Lankford, Inhofe say Trump's Supreme Court nominee should be voted on before Election Day, despite statements in 2016


Lankford (left) and Inhofe.

In April 2016, U.S. Sens. James Lankford and Jim Inhofe had this to say about confirming a Supreme Court nomination seven months before a presidential election:

“We should continue the long-standing, election-year precedent and let Americans have a voice on the future direction of the Court,” they said in a joint statement.

On Monday, both said confirming a Supreme Court nominee seven weeks before an election is fine because this time there is a Republican president and a Republican majority in the Senate.

“The precedent here is clear,” Inhofe said in a written statement. “In the case of a united government, with voters having elected a Senate and White House of the same party, it is our constitutional obligation to consider a nomination of a Supreme Court justice. I look forward to a thorough and swift consideration of President Trump’s nominee.”

“I look forward to considering and voting on President Trump’s nominee to fill the Supreme Court vacancy before the end of the year,” Lankford said, also in a written statement.

“If the President puts forward a nomination, the Senate has the authority to provide advice and consent, and I take this role very seriously.
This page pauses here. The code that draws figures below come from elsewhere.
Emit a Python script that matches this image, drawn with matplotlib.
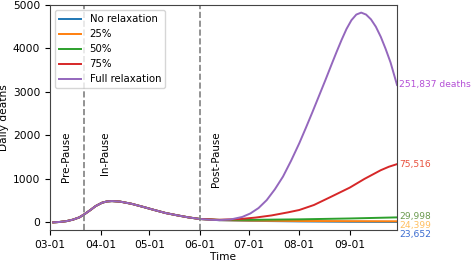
import numpy as np
import pandas as pd
import matplotlib
matplotlib.use('Agg')
import matplotlib.pyplot as plt
import matplotlib.dates as mdates
import matplotlib.transforms as mtransforms

# Shared part of the curve (same for every scenario), Mar 3 -> Jun 1
shared_dates = ['2020-03-03', '2020-03-07', '2020-03-11', '2020-03-15', '2020-03-19',
                '2020-03-22', '2020-03-26', '2020-03-29', '2020-04-02', '2020-04-05',
                '2020-04-08', '2020-04-13', '2020-04-20', '2020-04-27', '2020-05-04',
                '2020-05-11', '2020-05-18', '2020-05-25', '2020-06-01']
shared_vals = [0, 10, 28, 62, 115, 184, 290, 375, 453, 482,
               490, 478, 428, 358, 285, 215, 163, 115, 78]

# Scenario curves after the pause ends
full_dates = ['2020-06-08', '2020-06-13', '2020-06-20', '2020-06-27', '2020-07-02',
              '2020-07-07', '2020-07-12', '2020-07-17', '2020-07-22', '2020-07-27',
              '2020-08-01', '2020-08-05', '2020-08-09', '2020-08-13', '2020-08-17',
              '2020-08-21', '2020-08-24', '2020-08-27', '2020-08-30', '2020-09-02',
              '2020-09-05', '2020-09-08', '2020-09-11', '2020-09-14', '2020-09-17',
              '2020-09-20', '2020-09-23', '2020-09-26', '2020-09-30']
full_vals = [58, 52, 68, 125, 206, 330, 512, 760, 1053, 1420,
             1820, 2170, 2530, 2900, 3270, 3650, 3930, 4200, 4450, 4650,
             4780, 4825, 4780, 4670, 4500, 4270, 3990, 3680, 3160]

p75_dates = ['2020-06-13', '2020-06-25', '2020-07-05', '2020-07-15', '2020-07-25',
             '2020-08-01', '2020-08-10', '2020-08-20', '2020-09-01', '2020-09-10',
             '2020-09-20', '2020-09-25', '2020-09-30']
p75_vals = [60, 75, 110, 160, 230, 285, 400, 580, 800, 1000, 1200, 1280, 1340]

low_dates = ['2020-06-13', '2020-07-01', '2020-08-01', '2020-09-01', '2020-09-30']
p50_vals = [58, 58, 70, 90, 115]
p25_vals = [52, 42, 32, 28, 25]
none_vals = [50, 36, 22, 14, 10]

names = ['No relaxation', '25%', '50%', '75%', 'Full relaxation']
totals = ['23,652', '24,399', '29,998', '75,516', '251,837 deaths']
line_colors = ['tab:blue', 'tab:orange', 'tab:green', 'tab:red', 'tab:purple']
label_colors = ['#3a6bd0', '#ffbf5f', '#6b9a4f', '#e8503c', '#b44fd6']
label_y = [-290, -80, 130, None, None]  # None -> at the line's end

tails = [(low_dates, none_vals), (low_dates, p25_vals), (low_dates, p50_vals),
         (p75_dates, p75_vals), (full_dates, full_vals)]

fig = plt.figure(figsize=(4.73, 2.63), dpi=100)
ax = fig.add_axes([0.1057, 0.1255, 0.7337, 0.8555])

for name, (d, v), c in zip(names, tails, line_colors):
    dates = pd.to_datetime(shared_dates + d)
    vals = shared_vals + v
    ax.plot(dates, vals, color=c, lw=1.4, label=name)

for day in ['2020-03-22', '2020-06-01']:
    ax.axvline(pd.Timestamp(day), color='gray', ls='--', lw=1.2)

ax.text(pd.Timestamp('2020-03-11'), 2100, 'Pre-Pause', rotation=90, ha='center', va='top', fontsize=7.4)
ax.text(pd.Timestamp('2020-04-04'), 2100, 'In-Pause', rotation=90, ha='center', va='top', fontsize=7.4)
ax.text(pd.Timestamp('2020-06-11'), 2100, 'Post-Pause', rotation=90, ha='center', va='top', fontsize=7.4)

trans = mtransforms.blended_transform_factory(ax.transAxes, ax.transData)
for (d, v), t, c, ly in zip(tails, totals, label_colors, label_y):
    y = v[-1] if ly is None else ly
    ax.text(1.006, y, t, transform=trans, color=c, fontsize=6.6, va='center', ha='left')

ax.set_xlim(pd.Timestamp('2020-03-01'), pd.Timestamp('2020-09-30'))
ax.set_ylim(-175, 5000)
ax.set_yticks([0, 1000, 2000, 3000, 4000, 5000])
ax.xaxis.set_major_locator(mdates.MonthLocator())
ax.xaxis.set_major_formatter(mdates.DateFormatter('%m-%d'))
ax.tick_params(labelsize=7.7, length=3.5)
ax.set_xlabel('Time', fontsize=7.7, labelpad=2)
ax.set_ylabel('Daily deaths', fontsize=7.7, labelpad=3)
for s in ax.spines.values():
    s.set_color('#444444')

ax.legend(loc='upper left', fontsize=7.3, handlelength=2.2)

fig.savefig('out.png', dpi=100)
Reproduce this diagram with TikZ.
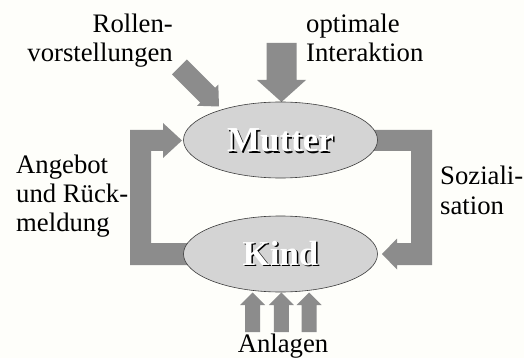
\documentclass[tikz,border=0pt]{standalone}
\usepackage{fontspec}
\setmainfont{Liberation Serif}
\usetikzlibrary{shapes.geometric}
\definecolor{bgcol}{RGB}{254,254,250}
\definecolor{arrowgray}{RGB}{140,140,140}
\definecolor{ellfill}{RGB}{212,212,212}
\definecolor{ellline}{RGB}{60,60,60}
\tikzset{
  blockarrow/.style={fill=arrowgray, draw=none},
  person/.style={ellipse, fill=ellfill, draw=ellline, line width=0.6pt,
    minimum width=194pt, minimum height=76pt, inner sep=0pt},
  lbl/.style={inner sep=0pt, font=\fontsize{26.7}{29}\selectfont},
  bigname/.style={inner sep=0pt, anchor=base, font=\fontsize{35}{40}\selectfont\bfseries}
}
\begin{document}
\begin{tikzpicture}[x=1pt,y=-1pt]
\fill[bgcol] (0,0) rectangle (524,358);
\useasboundingbox (0,0) rectangle (524,358);

% loop arrows (behind the ellipses)
\fill[blockarrow] (215,243) -- (151,243) -- (151,151) -- (163,151) -- (163,158)
  -- (182,140.5) -- (163,123) -- (163,130) -- (130,130) -- (130,265) -- (215,265) -- cycle;
\fill[blockarrow] (340,130) -- (432,130) -- (432,265) -- (397,265) -- (397,269.5)
  -- (382,254) -- (397,238.5) -- (397,243) -- (411,243) -- (411,151) -- (340,151) -- cycle;

% top arrows
\fill[blockarrow] (266.5,43) -- (296.5,43) -- (296.5,80) -- (306,80) -- (281.5,102)
  -- (257,80) -- (266.5,80) -- cycle;
\fill[blockarrow] (186.8,59.5) -- (215.1,87.8) -- (218.3,84.6) -- (219,106.5)
  -- (197.1,105.8) -- (200.3,102.6) -- (172.0,74.3) -- cycle;

% bottom arrows
\foreach \cx in {252.5,281.3,309.2}{
  \fill[blockarrow] (\cx-7.5,332) -- (\cx+7.5,332) -- (\cx+7.5,305) -- (\cx+12.5,305)
    -- (\cx,292.5) -- (\cx-12.5,305) -- (\cx-7.5,305) -- cycle;
}

% ellipses
\node[person] (mutter) at (280.5,140) {};
\node[person] (kind) at (280.5,254) {};

% names with shadow
\node[bigname, text=black] at (282,153.5) {Mutter};
\node[bigname, text=white] (muttertext) at (280.5,152) {Mutter};
\node[bigname, text=black] at (282,266.5) {Kind};
\node[bigname, text=white] (kindtext) at (280.5,265) {Kind};

% labels (anchor base = baseline of the last line)
\node[lbl, anchor=base east, align=right] (rollen) at (173,62) {Rollen-\\vorstellungen};
\node[lbl, anchor=base west, align=left] (optimal) at (306,62) {optimale\\Interaktion};
\node[lbl, anchor=base west, align=left] (angebot) at (16,231) {Angebot\\und Rück-\\meldung};
\node[lbl, anchor=base west, align=left] (sozial) at (440,214) {Soziali-\\sation};
\node[lbl, anchor=base] (anlagen) at (283,352) {Anlagen};
\end{tikzpicture}
\end{document}
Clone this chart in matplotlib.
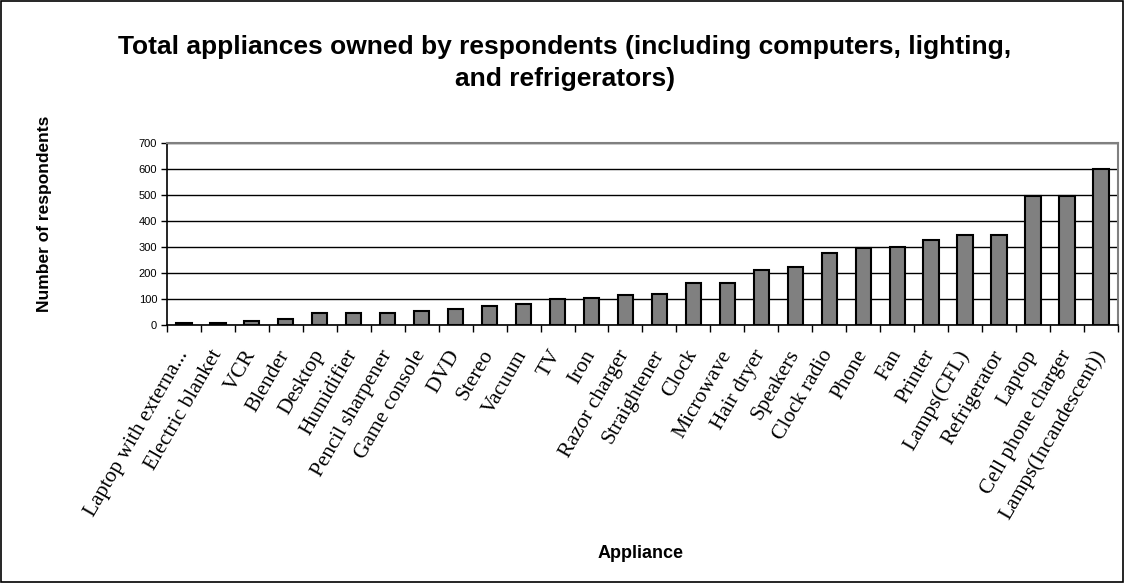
import matplotlib
matplotlib.use('Agg')
import matplotlib.pyplot as plt
from matplotlib.patches import Rectangle
import numpy as np

appliances = ['Laptop with externa...', 'Electric blanket', 'VCR', 'Blender', 'Desktop',
              'Humidifier', 'Pencil sharpener', 'Game console', 'DVD', 'Stereo', 'Vacuum',
              'TV', 'Iron', 'Razor charger', 'Straightener', 'Clock', 'Microwave',
              'Hair dryer', 'Speakers', 'Clock radio', 'Phone', 'Fan', 'Printer',
              'Lamps(CFL)', 'Refrigerator', 'Laptop', 'Cell phone charger',
              'Lamps(Incandescent))']
counts = [8, 7, 17, 24, 45, 45, 47, 55, 62, 74, 82, 101, 104, 114, 119, 160, 160,
          212, 224, 278, 296, 299, 326, 347, 347, 495, 496, 600]
yticks = [0, 100, 200, 300, 400, 500, 600, 700]

plt.rcParams['font.family'] = ['Liberation Sans', 'DejaVu Sans']

fig = plt.figure(figsize=(11.25, 5.83), dpi=100)
ax = fig.add_axes([0.1484, 0.4425, 0.8453, 0.3122])

x = np.arange(len(appliances))
ax.bar(x, counts, width=0.45, color='#808080', edgecolor='black', linewidth=1.5, zorder=3)

ax.set_xlim(-0.5, len(appliances) - 0.5)
ax.set_ylim(0, 700)
ax.set_yticks(yticks)
ax.set_yticklabels([str(v) for v in yticks], fontsize=8)
ax.yaxis.grid(True, color='black', linewidth=1, zorder=0)

# ticks sit between the categories, labels sit under each bar
ax.set_xticks(np.arange(len(appliances) + 1) - 0.5)
ax.set_xticklabels([])
ax.set_xticks(x, minor=True)
ax.set_xticklabels(appliances, minor=True, rotation=60, ha='right', va='center',
                   rotation_mode='anchor', fontsize=15.5, family='Liberation Serif')
ax.tick_params(axis='x', which='minor', length=0, pad=19)
ax.tick_params(axis='x', which='major', direction='out', length=5, width=1)
ax.tick_params(axis='y', direction='out', length=4, width=1, pad=3)

for side in ['top', 'right']:
    ax.spines[side].set_color('#808080')
    ax.spines[side].set_linewidth(1.5)
for side in ['left', 'bottom']:
    ax.spines[side].set_color('black')
    ax.spines[side].set_linewidth(1.2)

fig.text(0.502, 0.892, 'Total appliances owned by respondents (including computers, lighting,\nand refrigerators)',
         ha='center', va='center', fontsize=19, fontweight='bold', linespacing=1.45)
fig.text(0.04, 0.634, 'Number of respondents', rotation=90, ha='center', va='center',
         fontsize=12.5, fontweight='bold')
fig.text(0.569, 0.051, 'Appliance', ha='center', va='center', fontsize=13, fontweight='bold')

fig.patches.append(Rectangle((0.0005, 0.001), 0.998, 0.997, transform=fig.transFigure,
                             fill=False, edgecolor='black', linewidth=1.2))

plt.savefig('out.png', dpi=100)
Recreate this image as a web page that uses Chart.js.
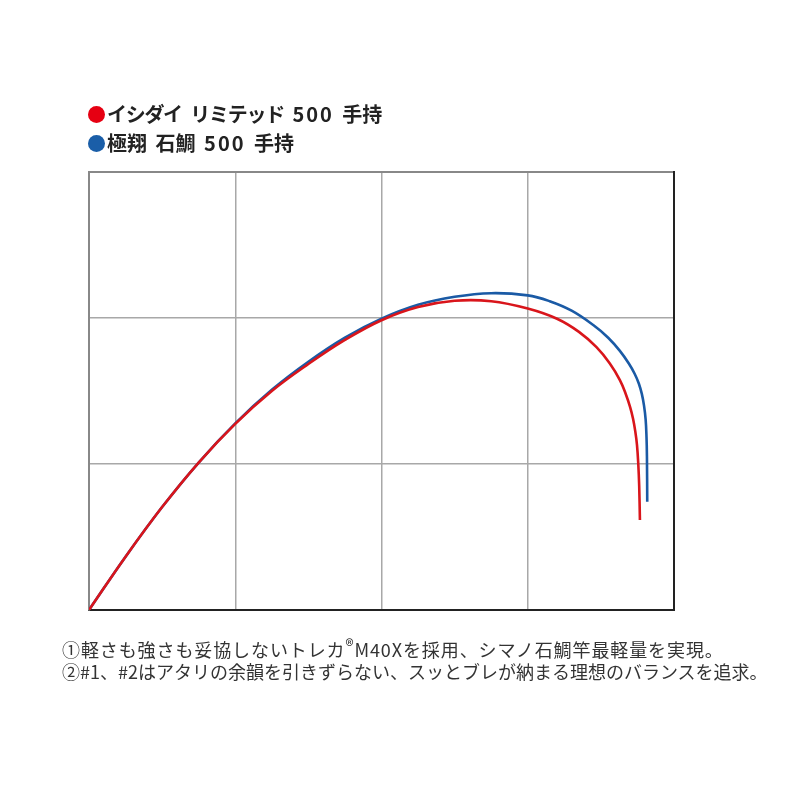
<!DOCTYPE html>
<html><head><meta charset="utf-8">
<script src="https://cdn.jsdelivr.net/npm/chart.js@4"></script>
<style>
html,body{margin:0;padding:0;background:#fff;}
#wrap{position:relative;width:800px;height:800px;}
#c{position:absolute;left:0;top:0;}
.leg{position:absolute;left:88px;font-family:"Noto Sans CJK JP","Noto Sans",sans-serif;font-weight:bold;font-size:20px;color:#222;white-space:nowrap;word-spacing:4px;}
.num{letter-spacing:2px;}
.kana{letter-spacing:-1.3px;}
.dot{display:inline-block;width:17px;height:17px;border-radius:50%;vertical-align:-1px;margin-right:2px;}
.note{position:absolute;left:62px;font-family:"Noto Sans CJK JP",sans-serif;font-size:18px;color:#333;white-space:nowrap;}
sup{font-size:17px;line-height:0;vertical-align:5px;}
</style></head>
<body><div id="wrap">
<canvas id="c" width="800" height="800"></canvas>
<div class="leg" style="top:99px"><span class="dot" style="background:#e60012"></span><span class="kana">イシダイ</span> <span class="kana">リミテッド</span> <span class="num">500</span> 手持</div>
<div class="leg" style="top:128px"><span class="dot" style="background:#1a5ea8"></span>極翔 石鯛 <span class="num">500</span> 手持</div>
<div class="note" style="top:636px;letter-spacing:0.9px">①軽さも強さも妥協しないトレカ<sup>®</sup>M40Xを採用、シマノ石鯛竿最軽量を実現。</div>
<div class="note" style="top:658px">②#1、#2はアタリの余韻を引きずらない、スッとブレが納まる理想のバランスを追求。</div>
</div>
<script>
const seriesNames = ["イシダイ リミテッド 500 手持", "極翔 石鯛 500 手持"];
const redX = [0, 0.25, 0.5, 0.75, 1.0, 1.25, 1.5, 1.75, 2.0, 2.25, 2.5, 2.75, 3.0, 3.2, 3.35, 3.47, 3.56, 3.63, 3.67, 3.70, 3.72, 3.735, 3.747, 3.756, 3.762, 3.767];
const redY = [0, 0.365, 0.705, 1.01, 1.275, 1.5, 1.685, 1.85, 1.985, 2.075, 2.118, 2.115, 2.065, 1.995, 1.905, 1.80, 1.69, 1.575, 1.48, 1.39, 1.31, 1.225, 1.13, 0.995, 0.85, 0.616];
const blueX = [0, 0.25, 0.5, 0.75, 1.0, 1.25, 1.5, 1.75, 2.0, 2.25, 2.5, 2.75, 3.0, 3.15, 3.3, 3.45, 3.55, 3.63, 3.69, 3.73, 3.76, 3.78, 3.795, 3.806, 3.812, 3.815, 3.817];
const blueY = [0, 0.365, 0.705, 1.01, 1.278, 1.508, 1.7, 1.865, 1.995, 2.09, 2.145, 2.17, 2.155, 2.115, 2.05, 1.95, 1.865, 1.775, 1.69, 1.62, 1.55, 1.48, 1.40, 1.305, 1.185, 1.05, 0.742];
const xTicks = [0, 1, 2, 3, 4];
const yTicks = [0, 1, 2, 3];

const toPts = (xs, ys) => xs.map((x, i) => ({x: x, y: ys[i]}));
const hidden = {display: false};
new Chart(document.getElementById('c'), {
  type: 'scatter',
  data: {datasets: [
    {label: seriesNames[0], data: toPts(redX, redY), showLine: true, borderColor: '#d9151b', borderWidth: 2.6, pointRadius: 0, tension: 0.4, fill: false},
    {label: seriesNames[1], data: toPts(blueX, blueY), showLine: true, borderColor: '#1a5aa5', borderWidth: 2.6, pointRadius: 0, tension: 0.4, fill: false}
  ]},
  options: {
    responsive: false, animation: false,
    layout: {padding: {left: 89, right: 126, top: 172, bottom: 190}},
    plugins: {legend: hidden, tooltip: {enabled: false}},
    scales: {
      x: {type: 'linear', min: xTicks[0], max: xTicks[xTicks.length-1],
          afterBuildTicks: s => { s.ticks = xTicks.map(v => ({value: v})); },
          ticks: {display: false}, grid: {color: '#a8a8a8', lineWidth: 1.5, drawTicks: false},
          border: {color: '#222', width: 2}},
      y: {type: 'linear', min: yTicks[0], max: yTicks[yTicks.length-1],
          afterBuildTicks: s => { s.ticks = yTicks.map(v => ({value: v})); },
          ticks: {display: false}, grid: {color: '#a8a8a8', lineWidth: 1.5, drawTicks: false},
          border: {color: '#888', width: 2}},
      x2: {type: 'linear', position: 'top', min: 0, max: 4, ticks: {display: false},
          grid: {display: false, drawTicks: false}, border: {color: '#888', width: 2}},
      y2: {type: 'linear', position: 'right', min: 0, max: 3, ticks: {display: false},
          grid: {display: false, drawTicks: false}, border: {color: '#222', width: 2}}
    }
  }
});
</script>
</body></html>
Confirming a Supreme Court nominee during a presidential election year when the White House and Senate majority are of the same party is consistent with precedent.”

Historians tend to discount claims of a precedent one way or the other because the circumstance has arisen so rarely.

Only once since at least the 19th century has an election-year nomination failed to proceed because the president and Senate were controlled by different parties — in 2016, when Democratic President Barack Obama tried to fill the vacancy created by the February death of conservative favorite Antonin Scalia. Senate Majority Leader Mitch McConnell refused to give Obama’s nominee, Merrick Garland, a hearing.

In January 1988, the last year of President Ronald Reagan’s second term, a Democratic-controlled Senate confirmed his nominee Anthony Kennedy, but only after Reagan’s first two nominees were rejected.

Sixteen Supreme Court vacancies have occurred less than one year before a presidential election. Ruth Bader Ginsburg’s death 46 days before Nov. 3 is the second-closest to Election Day.

Chief Justice Roger Taney died 26 days before the 1864 election and was not replaced until after it. Republicans retained the presidency and their majority in that election.

Lankford’s office, when asked why his current position does not contradict his 2016 statement, pointed to a 2016 news release from Senate Majority Leader Mitch McConnell of Kentucky claiming historic precedent.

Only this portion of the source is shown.